Plotting code records
[start]

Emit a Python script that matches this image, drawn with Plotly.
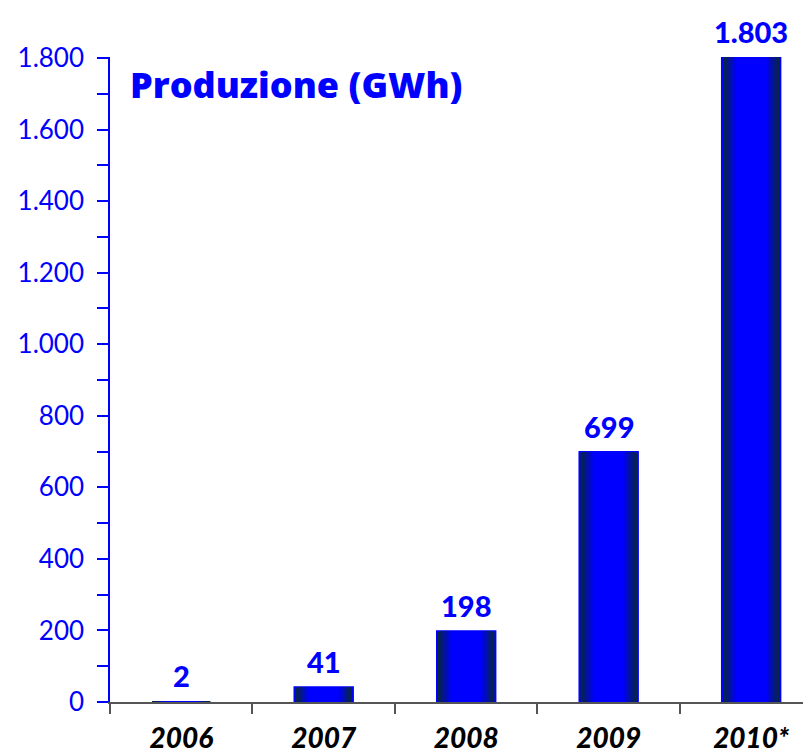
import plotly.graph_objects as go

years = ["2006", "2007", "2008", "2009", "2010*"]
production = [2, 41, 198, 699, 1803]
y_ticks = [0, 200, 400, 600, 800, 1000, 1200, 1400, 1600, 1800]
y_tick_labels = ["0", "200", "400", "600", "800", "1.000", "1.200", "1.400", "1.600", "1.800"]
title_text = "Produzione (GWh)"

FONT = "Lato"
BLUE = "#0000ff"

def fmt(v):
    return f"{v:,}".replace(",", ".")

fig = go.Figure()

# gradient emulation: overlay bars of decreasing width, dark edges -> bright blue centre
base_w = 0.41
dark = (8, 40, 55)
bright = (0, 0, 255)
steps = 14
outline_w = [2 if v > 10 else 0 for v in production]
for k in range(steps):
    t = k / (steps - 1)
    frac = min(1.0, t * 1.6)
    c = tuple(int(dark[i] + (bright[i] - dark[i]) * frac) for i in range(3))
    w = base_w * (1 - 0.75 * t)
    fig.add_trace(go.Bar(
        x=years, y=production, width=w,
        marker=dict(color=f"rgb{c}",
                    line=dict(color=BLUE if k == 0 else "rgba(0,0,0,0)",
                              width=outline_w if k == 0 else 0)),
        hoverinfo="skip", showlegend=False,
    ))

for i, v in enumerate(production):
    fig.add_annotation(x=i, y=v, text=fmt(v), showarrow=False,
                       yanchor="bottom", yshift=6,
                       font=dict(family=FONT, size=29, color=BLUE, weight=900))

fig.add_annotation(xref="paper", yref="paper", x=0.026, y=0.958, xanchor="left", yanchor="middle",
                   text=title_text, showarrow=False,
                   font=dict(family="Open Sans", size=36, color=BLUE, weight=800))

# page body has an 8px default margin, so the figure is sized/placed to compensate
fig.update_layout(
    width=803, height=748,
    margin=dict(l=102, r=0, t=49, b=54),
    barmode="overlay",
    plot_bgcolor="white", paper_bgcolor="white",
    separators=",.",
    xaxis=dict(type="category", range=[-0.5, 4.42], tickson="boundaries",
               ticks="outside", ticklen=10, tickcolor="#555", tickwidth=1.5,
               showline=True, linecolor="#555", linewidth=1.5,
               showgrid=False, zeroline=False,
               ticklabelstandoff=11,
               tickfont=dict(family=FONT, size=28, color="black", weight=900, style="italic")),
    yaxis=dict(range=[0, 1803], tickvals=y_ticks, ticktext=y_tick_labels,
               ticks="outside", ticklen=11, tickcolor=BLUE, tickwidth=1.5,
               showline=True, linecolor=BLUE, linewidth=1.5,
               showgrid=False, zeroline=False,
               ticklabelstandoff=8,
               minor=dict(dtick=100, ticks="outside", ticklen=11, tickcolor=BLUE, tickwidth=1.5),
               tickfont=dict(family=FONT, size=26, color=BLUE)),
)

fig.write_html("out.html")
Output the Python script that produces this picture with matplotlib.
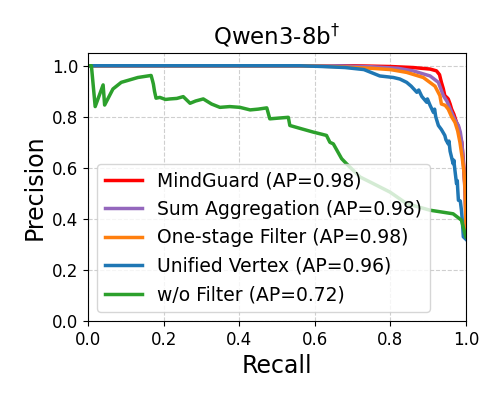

[end]

What this task involves
Omit the pictures, then repeat exactly each line from the beginning of the listing through the line with "import plotly.graph_objects as go".

Response to the task
Emit a Python script that matches this image, drawn with Plotly.
import plotly.graph_objects as go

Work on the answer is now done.